Mukherjee’s nomination has been opposed by a key partner of the ruling UPA, the Trinamool Congress (TMC) in West Bengal. TMC chief Mamata Banerjee proposed former president Abdul Kalam as a candidate, claiming that the Samajwadi Party (SP), a regional and caste-based party in Uttar Pradesh, also supported her suggestion. However, the SP and the Bahujan Samaj Party (BSP), led by Mayawati, former chief minister of Uttar Pradesh, have said they will support Mukherjee’s candidacy.

After indicating his readiness for filing his nominations only if his candidature has a consensus among various parties, Kalam finally confirmed that he would not run for the presidency. As a former president, Kalam was unwilling to risk being defeated by Mukherjee.

Banerjee’s attempt to promote Kalam was based on Indian chauvinism, using his role as a nuclear scientist who pioneered the country’s nuclear weapons program. Banerjee also sought cross-party support for his nomination as a man “above politics,” as Kalam is not formally affiliated to any party.
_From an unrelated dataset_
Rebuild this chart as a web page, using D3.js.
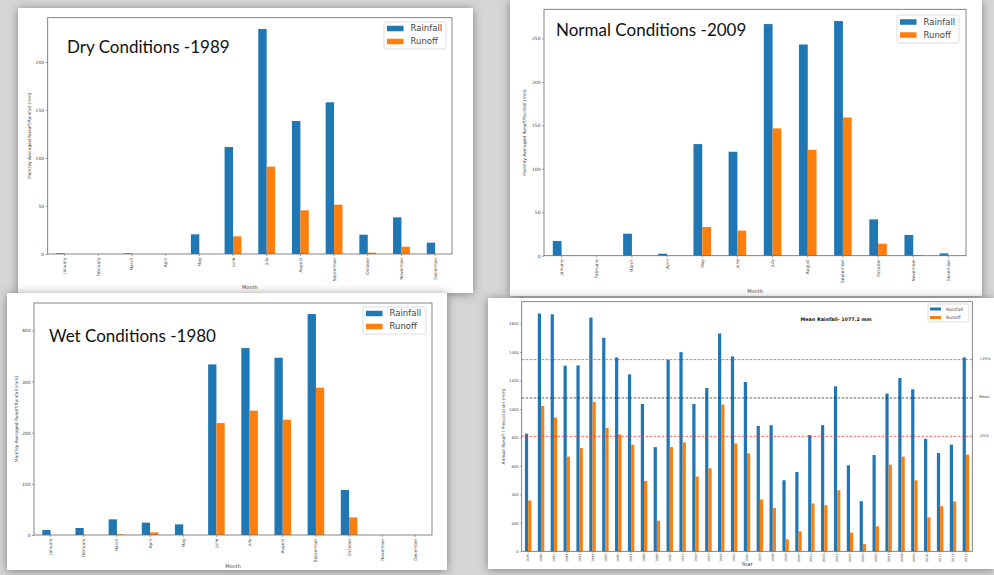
<!DOCTYPE html>
<head>
    <meta name="viewport" content="width=device-width, initial-scale=1">
</head>
<meta charset="utf-8">
<style>
    body {
        margin: 0;
        background: #d6d6d6;
    }

    svg {
        display: block;
    }

    .frame {
        fill: none;
        stroke: #666;
        stroke-width: 0.8px;
    }

    .axis text {
        font-family: "DejaVu Sans", sans-serif;
        fill: #444;
    }

    .axis line {
        stroke: #666;
        stroke-width: 0.6px;
    }

    .axis .domain {
        display: none;
    }

    .big-title {
        font-family: Lato, "Liberation Sans", sans-serif;
        fill: #111;
    }

    .small {
        font-family: "DejaVu Sans", sans-serif;
        fill: #444;
    }
</style>

<svg width="994" height="575" id="chart"></svg>

<script src="https://cdn.jsdelivr.net/npm/d3@7"></script>
<script>

    var months = ["January", "February", "March", "April", "May", "June", "July",
        "August", "September", "October", "November", "December"];
    var seriesNames = ["Rainfall", "Runoff"];

    // monthly values (mm)
    var dryRain = [0.7, 0, 0.7, 0, 20.5, 111.4, 234.4, 138.5, 158, 20.1, 38.2, 11.8];
    var dryRunoff = [0, 0, 0, 0, 0, 18.4, 91, 45.5, 51.4, 1.4, 7.6, 0];
    var dryTicks = [0, 50, 100, 150, 200];

    var normalRain = [16.9, 0, 25.3, 2.3, 128.4, 119.6, 266.5, 243, 270, 41.8, 23.8, 2.7];
    var normalRunoff = [0, 0, 0, 0, 33, 28.8, 146.5, 121.9, 159, 13.8, 0.8, 0];
    var normalTicks = [0, 50, 100, 150, 200, 250];

    var wetRain = [9.8, 13.7, 30.6, 24.1, 20.8, 333.6, 365.5, 346.6, 432, 88, 0, 0];
    var wetRunoff = [0, 0, 1.3, 5.2, 0, 218.9, 243, 225.4, 288, 34.5, 0, 0];
    var wetTicks = [0, 100, 200, 300, 400];

    // annual totals
    var years = [1979, 1980, 1981, 1982, 1983, 1984, 1985, 1986, 1987, 1988, 1989, 1990,
        1991, 1992, 1993, 1994, 1995, 1996, 1997, 1998, 1999, 2000, 2001, 2002, 2003,
        2004, 2005, 2006, 2007, 2008, 2009, 2010, 2011, 2012, 2013];
    var annualRain = [826, 1670, 1665, 1304, 1306, 1642, 1500, 1362, 1243, 1035, 732, 1346,
        1399, 1035, 1147, 1530, 1369, 1189, 881, 886, 499, 557, 816, 886, 1159,
        604, 352, 676, 1108, 1217, 1138, 790, 690, 749, 1362];
    var annualRunoff = [357, 1021, 940, 665, 725, 1049, 867, 821, 749, 494, 215, 732,
        765, 525, 583, 1031, 758, 688, 364, 305, 84, 140, 336, 324, 429,
        131, 51, 175, 609, 665, 499, 238, 317, 350, 679];
    var annualTicks = [0, 200, 400, 600, 800, 1000, 1200, 1400, 1600];
    var refLabels = ["+25%", "Mean", "-25%"];
    var refValues = [1346.5, 1077.2, 807.9];
    var refColors = ["#ff2a2a", "#222", "#ff2a2a"];

    var colors = {Rainfall: "#1f77b4", Runoff: "#ff7f0e"};

    var svg = d3.select("#chart");

    var shadow = svg.append("defs").append("filter")
        .attr("id", "shadow")
        .attr("x", "-10%").attr("y", "-10%")
        .attr("width", "120%").attr("height", "120%");
    shadow.append("feDropShadow")
        .attr("dx", 0).attr("dy", 1)
        .attr("stdDeviation", 5)
        .attr("flood-color", "#444")
        .attr("flood-opacity", 0.6);

    function card(box) {
        var g = svg.append("g");
        g.append("rect")
            .attr("x", box.x).attr("y", box.y)
            .attr("width", box.w).attr("height", box.h)
            .attr("fill", "#fff")
            .attr("filter", "url(#shadow)");
        return g;
    }

    function legend(g, lg) {
        g.append("rect")
            .attr("x", lg.x).attr("y", lg.y)
            .attr("width", lg.w).attr("height", lg.h)
            .attr("rx", 1.5)
            .attr("fill", "#fff")
            .attr("fill-opacity", 0.8)
            .attr("stroke", "#d0d0d0")
            .attr("stroke-width", 0.7);
        var rows = g.selectAll(".lg-row")
            .data(seriesNames)
            .enter().append("g")
            .attr("class", "lg-row")
            .attr("transform", function (d, i) {
                return "translate(" + (lg.x + lg.pad) + "," + (lg.y + lg.first + i * lg.step) + ")";
            });
        rows.append("rect")
            .attr("x", 0).attr("y", -lg.ph / 2)
            .attr("width", lg.pw).attr("height", lg.ph)
            .attr("fill", function (d) { return colors[d]; });
        rows.append("text")
            .attr("class", "small")
            .attr("x", lg.pw + lg.gap)
            .attr("dy", "0.35em")
            .attr("font-size", lg.fs)
            .text(function (d) { return d; });
    }

    function drawBars(g, cats, rain, runoff, x, y) {
        var inner = d3.scaleBand().domain(seriesNames).range([0, x.bandwidth()]);
        var rows = cats.map(function (c, i) {
            return {cat: c, values: [{s: "Rainfall", v: rain[i]}, {s: "Runoff", v: runoff[i]}]};
        });
        g.append("g").selectAll("g")
            .data(rows)
            .enter().append("g")
            .attr("transform", function (d) { return "translate(" + x(d.cat) + ",0)"; })
            .selectAll("rect")
            .data(function (d) { return d.values; })
            .enter().append("rect")
            .attr("x", function (d) { return inner(d.s); })
            .attr("width", inner.bandwidth())
            .attr("y", function (d) { return y(d.v); })
            .attr("height", function (d) { return y(0) - y(d.v); })
            .attr("fill", function (d) { return colors[d.s]; });
    }

    function drawMonthly(p) {
        var g = card(p.card);
        var x = d3.scaleBand()
            .domain(months)
            .range([p.left, p.right])
            .paddingInner(0.5)
            .paddingOuter(0.25);
        var top = d3.max(p.rain.concat(p.runoff)) * 1.05;
        var y = d3.scaleLinear()
            .domain([0, top])
            .range([p.bottom, p.top]);

        drawBars(g, months, p.rain, p.runoff, x, y);

        g.append("g")
            .attr("class", "axis")
            .attr("transform", "translate(" + p.left + ",0)")
            .call(d3.axisLeft(y).tickValues(p.ticks).tickSize(2).tickPadding(1.5))
            .attr("font-size", 4.5);

        var xa = g.append("g")
            .attr("class", "axis")
            .attr("transform", "translate(0," + p.bottom + ")")
            .call(d3.axisBottom(x).tickSize(2).tickPadding(1.5))
            .attr("font-size", 4.3);
        xa.selectAll("text")
            .attr("text-anchor", "end")
            .attr("transform", "rotate(-90)")
            .attr("x", -3.5)
            .attr("y", 0)
            .attr("dy", "0.35em");

        g.append("rect")
            .attr("class", "frame")
            .attr("x", p.left).attr("y", p.top)
            .attr("width", p.right - p.left).attr("height", p.bottom - p.top);

        g.append("text")
            .attr("class", "small")
            .attr("x", (p.left + p.right) / 2)
            .attr("y", p.xlabY)
            .attr("text-anchor", "middle")
            .attr("font-size", 5)
            .text("Month");

        g.append("text")
            .attr("class", "small")
            .attr("transform", "translate(" + p.ylabX + "," + (p.top + p.bottom) / 2 + ") rotate(-90)")
            .attr("text-anchor", "middle")
            .attr("font-size", 4.4)
            .text("Monthly Averaged Runoff/Rainfall (mm)");

        g.append("text")
            .attr("class", "big-title")
            .attr("x", p.titleX).attr("y", p.titleY)
            .attr("font-size", 17)
            .text(p.title);

        legend(g, p.legend);
    }

    drawMonthly({
        card: {x: 18, y: 8, w: 455, h: 285},
        left: 47.7, right: 452, top: 17.7, bottom: 254,
        rain: dryRain, runoff: dryRunoff, ticks: dryTicks,
        title: "Dry Conditions -1989", titleX: 67, titleY: 53,
        xlabY: 289, ylabX: 31,
        legend: {x: 384, y: 22, w: 62, h: 27, pad: 3, first: 6.5, step: 13, pw: 16.5, ph: 5.5, gap: 7, fs: 8.5}
    });

    drawMonthly({
        card: {x: 510, y: 0, w: 472, h: 296},
        left: 544, right: 966, top: 9.3, bottom: 255.7,
        rain: normalRain, runoff: normalRunoff, ticks: normalTicks,
        title: "Normal Conditions -2009", titleX: 556, titleY: 36,
        xlabY: 293, ylabX: 526,
        legend: {x: 897, y: 15, w: 62, h: 28, pad: 3, first: 7, step: 13, pw: 16.5, ph: 5.5, gap: 7, fs: 8.5}
    });

    drawMonthly({
        card: {x: 7, y: 293, w: 440, h: 277},
        left: 34, right: 432, top: 303, bottom: 535,
        rain: wetRain, runoff: wetRunoff, ticks: wetTicks,
        title: "Wet Conditions -1980", titleX: 49, titleY: 342,
        xlabY: 568, ylabX: 18,
        legend: {x: 363, y: 307, w: 63, h: 27, pad: 3, first: 6.5, step: 13, pw: 16.5, ph: 5.5, gap: 7, fs: 8.5}
    });

    // annual chart
    (function () {
        var p = {left: 521.7, right: 972.3, top: 301.7, bottom: 551.3};
        var g = card({x: 488, y: 298, w: 506, h: 271});
        var x = d3.scaleBand()
            .domain(years)
            .range([p.left, p.right])
            .paddingInner(0.5)
            .paddingOuter(0.25);
        var y = d3.scaleLinear()
            .domain([0, d3.max(annualRain) * 1.05])
            .range([p.bottom, p.top]);

        drawBars(g, years, annualRain, annualRunoff, x, y);

        g.append("g")
            .selectAll("line")
            .data(refValues)
            .enter().append("line")
            .attr("x1", p.left).attr("x2", p.right)
            .attr("y1", function (d) { return y(d); })
            .attr("y2", function (d) { return y(d); })
            .attr("stroke", function (d, i) { return refColors[i]; })
            .attr("stroke-opacity", 0.8)
            .attr("stroke-width", 0.9)
            .attr("stroke-dasharray", "2.5,1.5");

        g.append("g")
            .selectAll("text")
            .data(refValues)
            .enter().append("text")
            .attr("class", "small")
            .attr("x", 979)
            .attr("y", function (d) { return y(d) - 1; })
            .attr("dy", "0.35em")
            .attr("font-size", 3.8)
            .text(function (d, i) { return refLabels[i]; });

        g.append("g")
            .attr("class", "axis")
            .attr("transform", "translate(" + p.left + ",0)")
            .call(d3.axisLeft(y).tickValues(annualTicks).tickFormat(d3.format("d")).tickSize(1.5).tickPadding(1.5))
            .attr("font-size", 3.8);

        var xa = g.append("g")
            .attr("class", "axis")
            .attr("transform", "translate(0," + p.bottom + ")")
            .call(d3.axisBottom(x).tickFormat(d3.format("d")).tickSize(1.5).tickPadding(1))
            .attr("font-size", 3.2);
        xa.selectAll("text")
            .attr("text-anchor", "end")
            .attr("transform", "rotate(-90)")
            .attr("x", -2.5)
            .attr("y", 0)
            .attr("dy", "0.35em");

        g.append("rect")
            .attr("class", "frame")
            .attr("x", p.left).attr("y", p.top)
            .attr("width", p.right - p.left).attr("height", p.bottom - p.top);

        g.append("text")
            .attr("class", "small")
            .attr("x", 747).attr("y", 566)
            .attr("text-anchor", "middle")
            .attr("font-size", 5.5)
            .text("Year");

        g.append("text")
            .attr("class", "small")
            .attr("transform", "translate(505," + (p.top + p.bottom) / 2 + ") rotate(-90)")
            .attr("text-anchor", "middle")
            .attr("font-size", 4.4)
            .text("Annual Runoff / Precipitation (mm)");

        g.append("text")
            .attr("class", "small")
            .attr("x", 836).attr("y", 321)
            .attr("text-anchor", "middle")
            .attr("font-size", 4.8)
            .attr("font-weight", "bold")
            .style("fill", "#111")
            .text("Mean Rainfall- 1077.2 mm");

        legend(g, {x: 928, y: 304, w: 41, h: 18, pad: 2, first: 5, step: 8.5, pw: 11, ph: 3, gap: 5, fs: 4.6});
    })();

</script>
She said: “He is a seeker of truth, a fount of knowledge and an impartial voice of reason and sanity, who is above narrow politics. He is the kind of man all our citizens aspire to make President.” However, Kalam was also nominated to the presidency in 2002 by the right-wing BJP.

The presidential campaign has also exacerbated divisions inside the UPA coalition. Sangma, a leader of the Nationalist Congress Party (NCP, a UPA member party), resigned unilaterally from his party and filed papers to run for the presidency after the NCP leadership declined to support him.
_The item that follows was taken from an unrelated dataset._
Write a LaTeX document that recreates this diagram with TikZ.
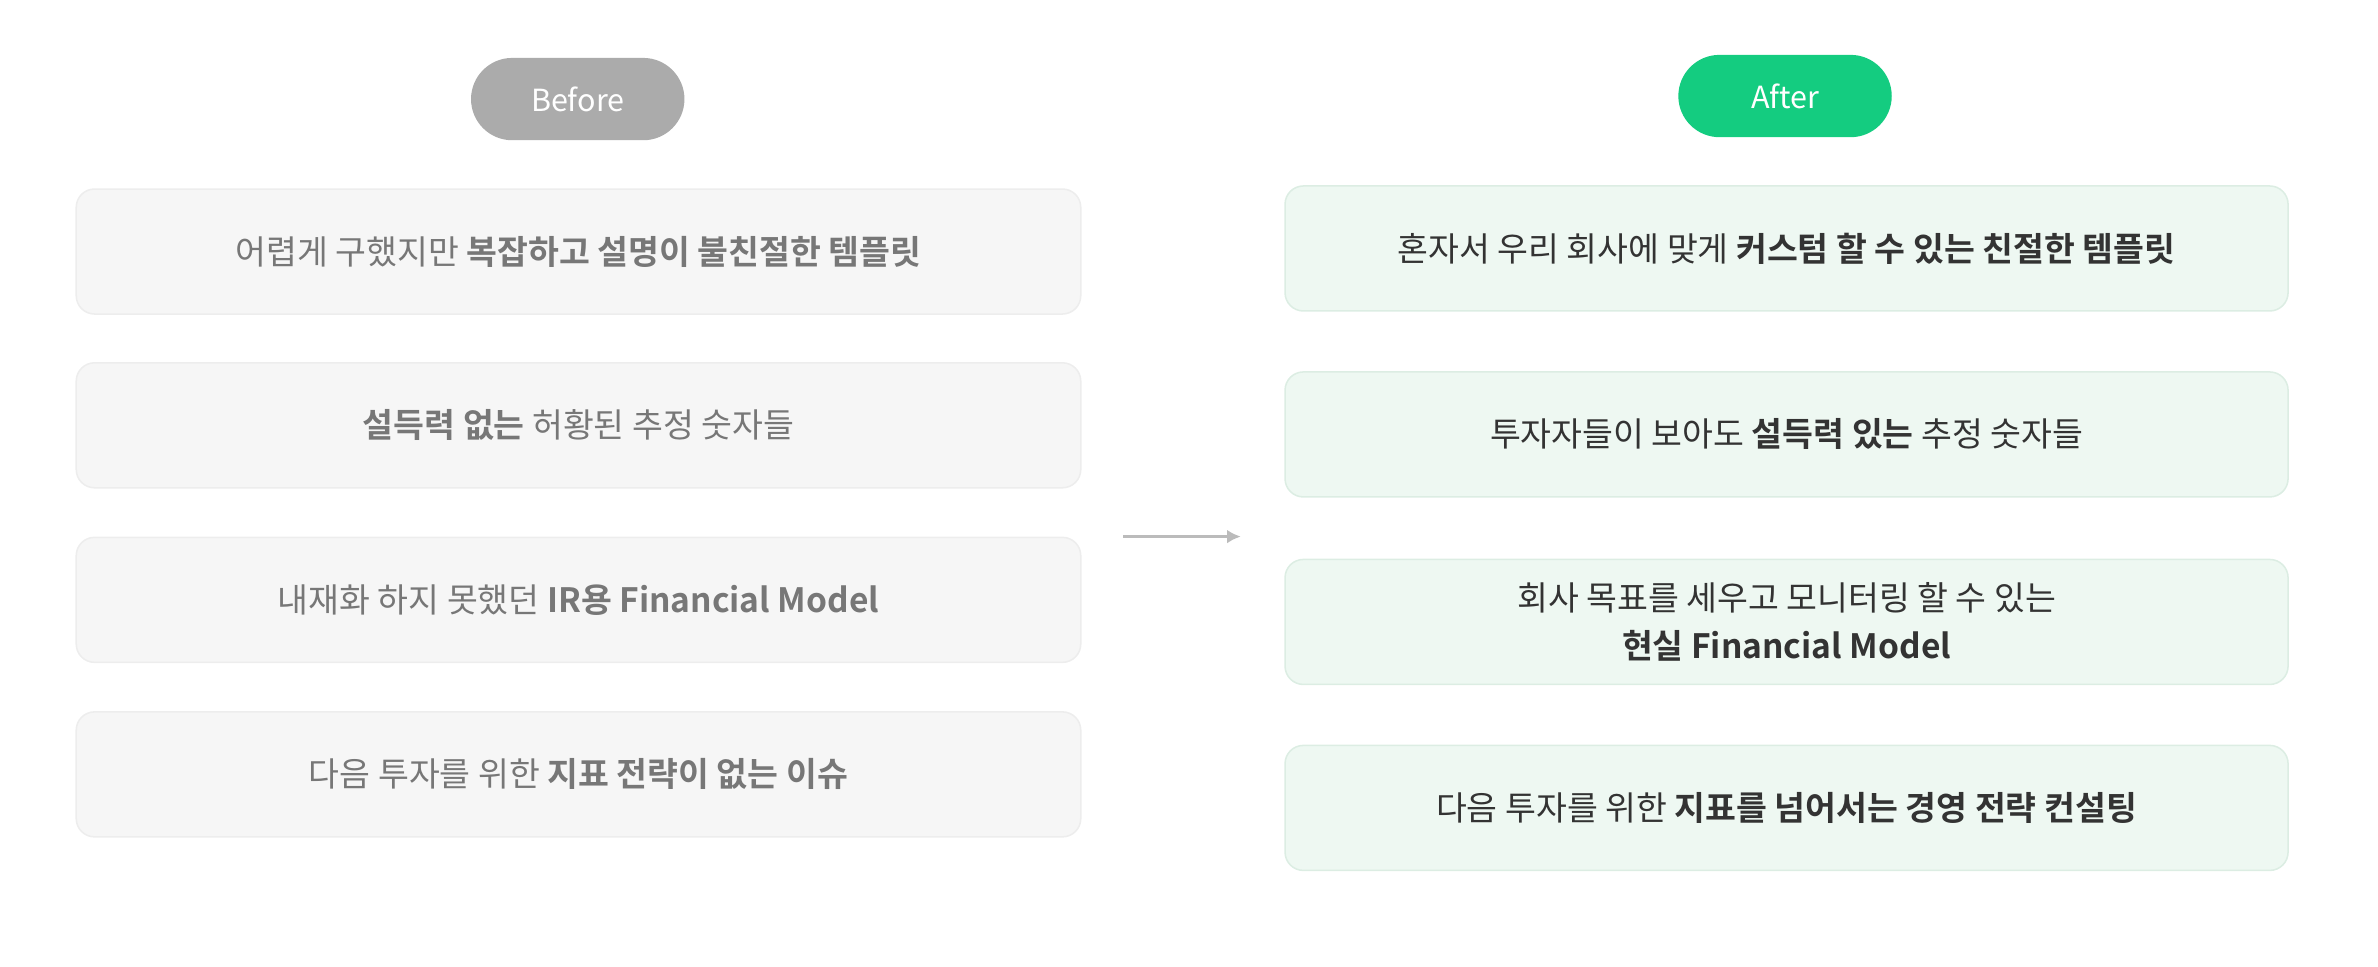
\documentclass[tikz,border=0pt]{standalone}
\usepackage{fontspec}
\usetikzlibrary{arrows.meta}
\setmainfont{Noto Sans CJK KR}[BoldFont={* Bold}]
\definecolor{pillgray}{HTML}{ABABAB}
\definecolor{pillgreen}{HTML}{14CC80}
\definecolor{lfill}{HTML}{F6F6F6}
\definecolor{lline}{HTML}{EDEDED}
\definecolor{rfill}{HTML}{EEF8F2}
\definecolor{rline}{HTML}{DCEDE3}
\definecolor{ltext}{HTML}{777777}
\definecolor{rtext}{HTML}{333333}
\definecolor{arr}{HTML}{BBBBBB}
\begin{document}
\begin{tikzpicture}[x=1pt,y=-1pt,
  pill/.style={rounded corners=27pt,minimum width=140pt,minimum height=54pt,text=white,font=\fontsize{20}{24}\selectfont},
  lbox/.style={draw=lline,fill=lfill,line width=1pt,rounded corners=12pt,minimum width=659pt,minimum height=82pt,text=ltext,font=\fontsize{22}{32}\selectfont,align=center},
  rbox/.style={draw=rline,fill=rfill,line width=1pt,rounded corners=12pt,minimum width=658pt,minimum height=82pt,text=rtext,font=\fontsize{22}{32}\selectfont,align=center}]
\useasboundingbox (0,0) rectangle (1560,634);
\node[pill,fill=pillgray] (before) at (379,65) {Before};
\node[pill,fill=pillgreen] (after) at (1171,63) {After};
\node[lbox] (l1) at (379.5,165) {어렵게 구했지만 \textbf{복잡하고 설명이 불친절한 템플릿}};
\node[lbox] (l2) at (379.5,279) {\textbf{설득력 없는} 허황된 추정 숫자들};
\node[lbox] (l3) at (379.5,393.5) {내재화 하지 못했던 \textbf{IR용 Financial Model}};
\node[lbox] (l4) at (379.5,508) {다음 투자를 위한 \textbf{지표 전략이 없는 이슈}};
\node[rbox] (r1) at (1172,163) {혼자서 우리 회사에 맞게 \textbf{커스텀 할 수 있는 친절한 템플릿}};
\node[rbox] (r2) at (1172,285) {투자자들이 보아도 \textbf{설득력 있는} 추정 숫자들};
\node[rbox] (r3) at (1172,408) {회사 목표를 세우고 모니터링 할 수 있는\\\textbf{현실 Financial Model}};
\node[rbox] (r4) at (1172,530) {다음 투자를 위한 \textbf{지표를 넘어서는 경영 전략 컨설팅}};
\coordinate (a1) at (737,352);
\coordinate (a2) at (814,352);
\draw[arr,line width=2.5pt,-{Latex[length=9pt,width=9pt]}] (a1) -- (a2);
\end{tikzpicture}
\end{document}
The presidential elections have also exposed the cracks in the BJP-led opposition, as well. While refusing to support Mukherjee’s candidacy, the BJP failed to announce its own nomination and seized upon Sangma’s declaration to support him as its candidate. Two leading partners of the BJP, the Maharashtra-based Shiv Sena and Janatha Dal (Union) have refused to follow BJP line and have announced their support for Mukherjee.

The Stalinist Communist Party of India (Marxist) and the CPM-led Left Front have been divided in their stand on presidential elections. While the CPM and Forward Bloc (FB) have decided to support Mukherjee, the other two partners—the Stalinist Communist Party of India (CPI) and the Revolutionary Socialist Party (RSP)—will abstain.

The CPM politburo issued a statement on June 21 that justified its support for Mukherjee by arguing that “[i]n the present situation, he is the candidate for the post of President who has the widest acceptance”. That is, the CPM supports Mukherjee because he has the “widest acceptance” in the ruling class. Trying to cover up its support for a Congress candidate committed to free-market policies, the CPM statement also claims that the party “will continue to oppose the UPA government and resolutely fight neo-liberal economic policies being pursued which are against the interests of the people”.

CPI parliamentary leader Gurudas Dasgupta declined to support the Congress candidate “simply because their economic policies have almost ruined the country. They are the architect of the neo-liberal policies.”

This position is deeply dishonest. In addition to helping keep the UPA in power in 2004-2008, while complaining about its pro-investor policies, the Left Front was notorious for ruthlessly implementing the same polices while in power in West Bengal and Kerala.